When I first heard of it via twitter, I was intrigued, but I was also put off by a venturebeat article which identified one if its founders, Jacques Crocker, as a Rails demigod. Since I am pretty active in the Rails community and had never heard of the guy, I was pretty skeptical.
I caught up with Jacques and co-founder Joe Mellin at a pre-launch gathering in San Francisco on Thursday. Jacques claimed the “demigod” title was made up by the press, and seems a genuine down-to-earth guy. When I arrived there were just 4-5 people sitting around a table, and it was clear that the nReduce guys didn’t expect more than 8 or 10. Pretty soon, it was a standing-room-only crowd with a lively group of entrepreneurs.
I got the chance to talk to both Jacque and Joe and hear their stories. I wondered how and why they were doing this thing. nReduce accepts all startups, they give you no money and take no equity. On Thursday they had over 300 startups signed up, with 83 in SF, today I see 500+ on their website.
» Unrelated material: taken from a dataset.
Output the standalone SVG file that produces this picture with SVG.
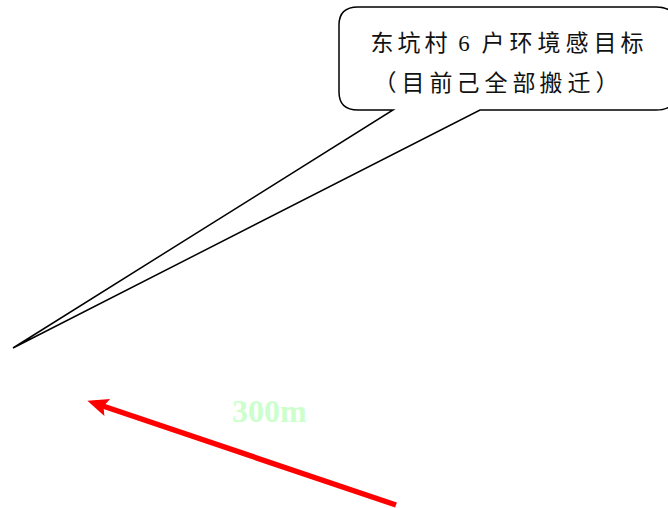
<svg xmlns="http://www.w3.org/2000/svg" width="668" height="508" viewBox="0 0 668 508">
<style>
.callout{fill:#fff;stroke:#000;stroke-width:1.5;stroke-linejoin:miter}
.cjk{font-family:"Liberation Serif","Noto Sans CJK SC",serif;font-size:23px;fill:#111;text-anchor:middle}
.dist{font-family:"Liberation Serif",serif;font-weight:bold;font-size:32px;fill:#ccffcc}
</style>
<defs>
<marker id="redhead" markerUnits="userSpaceOnUse" markerWidth="24" markerHeight="20" refX="14" refY="9" orient="auto">
<path d="M0,0 L21,9 L0,18 L4,9 Z" fill="#ff0000"/>
</marker>
</defs>
<g id="callout">
<path class="callout" d="M358,7 L656,7 Q676,7 676,25 L676,92 Q676,110 656,110 L480,110 L13,348 L393,110 L358,110 Q339,110 339,92 L339,25 Q339,7 358,7 Z"/>
<text class="cjk" x="382 409 436 464 493 521 549 577 605 632" y="51">东坑村6户环境感目标</text>
<text class="cjk" x="385 413 441 468 496 524 551 579 607" y="91">（目前己全部搬迁）</text>
</g>
<g id="connectors">
<line x1="396" y1="505" x2="94" y2="403" stroke="#ff0000" stroke-width="5.5" marker-end="url(#redhead)"/>
</g>
<g id="label-300m">
<text class="dist" x="232" y="422">300m</text>
</g>
</svg>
Jacque decided to create nReduce after his startup was rejected from YCombinator and he wanted to create that kind of environment for himself. The YCombinator program is attractive for more than the insider-track to investor intros — people liken it to going to college, where you learn as much from your peer group as from your professors. And after graduation, your peers become an important network through your career. Jacque will be participating in the program himself.
I completely agree that for an early-stage startup, execution is tough enough. I love the idea that getting into the program should have no barriers, but staying in it should be tough — mirroring what is the real-world startup experience. Jacque told me he wanted to create a YCombinator-like experience, but for everyone. The deal is that anyone can join, but you need to ship every week. If you don’t ship two weeks in a row, you are dropped from the program.
Joe Mellin, who is building the nReduce web app himself, gave me some insights about how it works. Tuesday nights there will be both virtual and in-person meetings, for the cities where there are enough teams. Tuesday will have presentations to inspire the startups and the chance to demo to each other. On Wednesday, Teams will submit a description of what they shipped the previous week, along with a video, screencast or some evidence of their progress. There’s no incentive to submit something lame, since the goal is to be able to show prospective investors your ability to execute. At the end of 12 weeks, participating startups will have a 3rd party record of their progress. Since one of the key questions investors have is whether a new team can execute, the nReduce theory is that this will save time for investors as well as providing support and structure for startups. It feels like a 12 step program meets survivor. They are seeking sponsors and it seems like a great way for startups and big companies alike to get in front of a vibrant tech crowd — whether these particular startups succeed or fail, these entrepreneurs will be making great things happen in the tech world for years to come.
At the event on Thursday, I met a wide range of startup founders — two companies had just started 2 or 3 weeks ago, some still had their day jobs, one had recently graduated from another accelerator and had just signed their first customer. I love the diversity of experience represented in the group and look forward to seeing what Jacque, Joe and their team cook up for the Tuesday night kick-off.